**Your goal**
Copy out the listing that follows, exact in every word, and skip the images.

**Provided data**
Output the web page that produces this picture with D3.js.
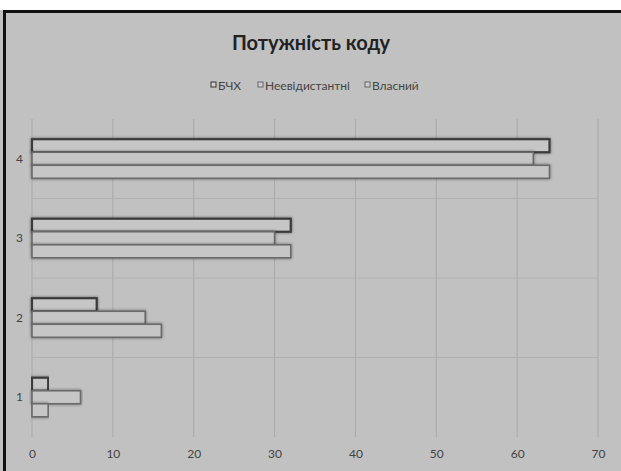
<!DOCTYPE html>
<html>
<head>
<meta charset="utf-8">
<script src="https://cdn.jsdelivr.net/npm/d3@7/dist/d3.min.js"></script>
<style>
  html, body { margin: 0; padding: 0; background: #ffffff; }
  svg { display: block; }
</style>
</head>
<body>
<script>
// Code power by category
const categories = ["4", "3", "2", "1"];
const seriesNames = ["БЧХ", "Неевідистантні", "Власний"];
const bchValues = [64, 32, 8, 2];
const nonEquidistantValues = [62, 30, 14, 6];
const ownValues = [64, 32, 16, 2];
const xTicks = [0, 10, 20, 30, 40, 50, 60, 70];

const seriesValues = [bchValues, nonEquidistantValues, ownValues];
const rows = [];
categories.forEach((c, ci) => {
  seriesNames.forEach((s, si) => rows.push({ cat: c, series: s, value: seriesValues[si][ci] }));
});

const W = 621, H = 471;
const svg = d3.select("body").append("svg").attr("width", W).attr("height", H);

const defs = svg.append("defs");
const glow = defs.append("filter").attr("id", "glow")
  .attr("x", "-5%").attr("y", "-40%").attr("width", "110%").attr("height", "180%");
glow.append("feGaussianBlur").attr("in", "SourceAlpha").attr("stdDeviation", 1.8).attr("result", "b");
glow.append("feComponentTransfer").attr("in", "b").attr("result", "s")
  .append("feFuncA").attr("type", "linear").attr("slope", 0.5);
const merge = glow.append("feMerge");
merge.append("feMergeNode").attr("in", "s");
merge.append("feMergeNode").attr("in", "SourceGraphic");

// frame
svg.append("rect").attr("x", 0).attr("y", 10).attr("width", W).attr("height", H - 10).attr("fill", "#c1c1c1");
svg.append("line").attr("x1", 3).attr("x2", W).attr("y1", 11.5).attr("y2", 11.5).attr("stroke", "#111").attr("stroke-width", 3);
svg.append("line").attr("x1", 4.5).attr("x2", 4.5).attr("y1", 10).attr("y2", H).attr("stroke", "#111").attr("stroke-width", 3);

const x = d3.scaleLinear().domain([0, 70]).range([32, 598]);
const y = d3.scaleBand().domain(categories).range([119, 437]).paddingInner(0).paddingOuter(0);
const ySub = d3.scaleBand().domain(seriesNames).range([0, y.bandwidth()]).paddingInner(0).paddingOuter(1.55);

// grid
const g = svg.append("g");
g.selectAll("line.v").data(xTicks).join("line")
  .attr("x1", d => x(d)).attr("x2", d => x(d))
  .attr("y1", 119).attr("y2", 437)
  .attr("stroke", "#a9a9a9").attr("stroke-width", 1);
g.selectAll("line.h").data(categories.slice(1)).join("line")
  .attr("x1", 32).attr("x2", 598)
  .attr("y1", d => y(d)).attr("y2", d => y(d))
  .attr("stroke", "#b0b0b0").attr("stroke-width", 1);

// bars
const strokeColor = { "БЧХ": "#3a3a3a", "Неевідистантні": "#6a6a6a", "Власний": "#6a6a6a" };
const strokeW = { "БЧХ": 2.2, "Неевідистантні": 1.6, "Власний": 1.6 };
svg.append("g").selectAll("rect").data(rows).join("rect")
  .attr("x", x(0))
  .attr("y", d => y(d.cat) + ySub(d.series))
  .attr("width", d => x(d.value) - x(0))
  .attr("height", ySub.bandwidth())
  .attr("fill", "#c6c6c6")
  .attr("stroke", d => strokeColor[d.series])
  .attr("stroke-width", d => strokeW[d.series])
  .attr("filter", "url(#glow)");

// axes
const font = "Lato, 'Open Sans', sans-serif";
const xAxis = svg.append("g").attr("transform", "translate(0,437)")
  .call(d3.axisBottom(x).tickValues(xTicks).tickSize(0).tickPadding(12));
xAxis.select(".domain").remove();
xAxis.selectAll("text").attr("font-family", font).attr("font-size", 12).attr("fill", "#444");

const yAxis = svg.append("g").attr("transform", "translate(32,0)")
  .call(d3.axisLeft(y).tickSize(0).tickPadding(9));
yAxis.select(".domain").remove();
yAxis.selectAll("text").attr("font-family", font).attr("font-size", 12).attr("fill", "#444");

// title
svg.append("text").attr("x", 311).attr("y", 50).attr("text-anchor", "middle")
  .attr("font-family", font).attr("font-weight", "bold").attr("font-size", 20)
  .attr("fill", "#222").text("Потужність коду");

// legend
const legendX = [217, 264, 371];
const lg = svg.append("g").selectAll("g").data(seriesNames).join("g")
  .attr("transform", (d, i) => `translate(${legendX[i]},90)`);
lg.append("rect").attr("x", -6).attr("y", -8).attr("width", 5).attr("height", 5)
  .attr("fill", "#cfcfcf").attr("stroke", (d, i) => i === 0 ? "#333" : "#666").attr("stroke-width", 1);
lg.append("text").attr("x", 1).attr("y", 0)
  .attr("font-family", font).attr("font-size", 12).attr("fill", "#444").text(d => d);
</script>
</body>
</html>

**Reply**
Output the web page that produces this picture with D3.js.
<!DOCTYPE html>
<html>
<head>
<meta charset="utf-8">
<script src="https://cdn.jsdelivr.net/npm/d3@7/dist/d3.min.js"></script>
<style>
  html, body { margin: 0; padding: 0; background: #ffffff; }
  svg { display: block; }
</style>
</head>
<body>
<script>
// Code power by category
const categories = ["4", "3", "2", "1"];
const seriesNames = ["БЧХ", "Неевідистантні", "Власний"];
const bchValues = [64, 32, 8, 2];
const nonEquidistantValues = [62, 30, 14, 6];
const ownValues = [64, 32, 16, 2];
const xTicks = [0, 10, 20, 30, 40, 50, 60, 70];

const seriesValues = [bchValues, nonEquidistantValues, ownValues];
const rows = [];
categories.forEach((c, ci) => {
  seriesNames.forEach((s, si) => rows.push({ cat: c, series: s, value: seriesValues[si][ci] }));
});

const W = 621, H = 471;
const svg = d3.select("body").append("svg").attr("width", W).attr("height", H);

const defs = svg.append("defs");
const glow = defs.append("filter").attr("id", "glow")
  .attr("x", "-5%").attr("y", "-40%").attr("width", "110%").attr("height", "180%");
glow.append("feGaussianBlur").attr("in", "SourceAlpha").attr("stdDeviation", 1.8).attr("result", "b");
glow.append("feComponentTransfer").attr("in", "b").attr("result", "s")
  .append("feFuncA").attr("type", "linear").attr("slope", 0.5);
const merge = glow.append("feMerge");
merge.append("feMergeNode").attr("in", "s");
merge.append("feMergeNode").attr("in", "SourceGraphic");

// frame
svg.append("rect").attr("x", 0).attr("y", 10).attr("width", W).attr("height", H - 10).attr("fill", "#c1c1c1");
svg.append("line").attr("x1", 3).attr("x2", W).attr("y1", 11.5).attr("y2", 11.5).attr("stroke", "#111").attr("stroke-width", 3);
svg.append("line").attr("x1", 4.5).attr("x2", 4.5).attr("y1", 10).attr("y2", H).attr("stroke", "#111").attr("stroke-width", 3);

const x = d3.scaleLinear().domain([0, 70]).range([32, 598]);
const y = d3.scaleBand().domain(categories).range([119, 437]).paddingInner(0).paddingOuter(0);
const ySub = d3.scaleBand().domain(seriesNames).range([0, y.bandwidth()]).paddingInner(0).paddingOuter(1.55);

// grid
const g = svg.append("g");
g.selectAll("line.v").data(xTicks).join("line")
  .attr("x1", d => x(d)).attr("x2", d => x(d))
  .attr("y1", 119).attr("y2", 437)
  .attr("stroke", "#a9a9a9").attr("stroke-width", 1);
g.selectAll("line.h").data(categories.slice(1)).join("line")
  .attr("x1", 32).attr("x2", 598)
  .attr("y1", d => y(d)).attr("y2", d => y(d))
  .attr("stroke", "#b0b0b0").attr("stroke-width", 1);

// bars
const strokeColor = { "БЧХ": "#3a3a3a", "Неевідистантні": "#6a6a6a", "Власний": "#6a6a6a" };
const strokeW = { "БЧХ": 2.2, "Неевідистантні": 1.6, "Власний": 1.6 };
svg.append("g").selectAll("rect").data(rows).join("rect")
  .attr("x", x(0))
  .attr("y", d => y(d.cat) + ySub(d.series))
  .attr("width", d => x(d.value) - x(0))
  .attr("height", ySub.bandwidth())
  .attr("fill", "#c6c6c6")
  .attr("stroke", d => strokeColor[d.series])
  .attr("stroke-width", d => strokeW[d.series])
  .attr("filter", "url(#glow)");

// axes
const font = "Lato, 'Open Sans', sans-serif";
const xAxis = svg.append("g").attr("transform", "translate(0,437)")
  .call(d3.axisBottom(x).tickValues(xTicks).tickSize(0).tickPadding(12));
xAxis.select(".domain").remove();
xAxis.selectAll("text").attr("font-family", font).attr("font-size", 12).attr("fill", "#444");

const yAxis = svg.append("g").attr("transform", "translate(32,0)")
  .call(d3.axisLeft(y).tickSize(0).tickPadding(9));
yAxis.select(".domain").remove();
yAxis.selectAll("text").attr("font-family", font).attr("font-size", 12).attr("fill", "#444");

// title
svg.append("text").attr("x", 311).attr("y", 50).attr("text-anchor", "middle")
  .attr("font-family", font).attr("font-weight", "bold").attr("font-size", 20)
  .attr("fill", "#222").text("Потужність коду");

// legend
const legendX = [217, 264, 371];
const lg = svg.append("g").selectAll("g").data(seriesNames).join("g")
  .attr("transform", (d, i) => `translate(${legendX[i]},90)`);
lg.append("rect").attr("x", -6).attr("y", -8).attr("width", 5).attr("height", 5)
  .attr("fill", "#cfcfcf").attr("stroke", (d, i) => i === 0 ? "#333" : "#666").attr("stroke-width", 1);
lg.append("text").attr("x", 1).attr("y", 0)
  .attr("font-family", font).attr("font-size", 12).attr("fill", "#444").text(d => d);
</script>
</body>
</html>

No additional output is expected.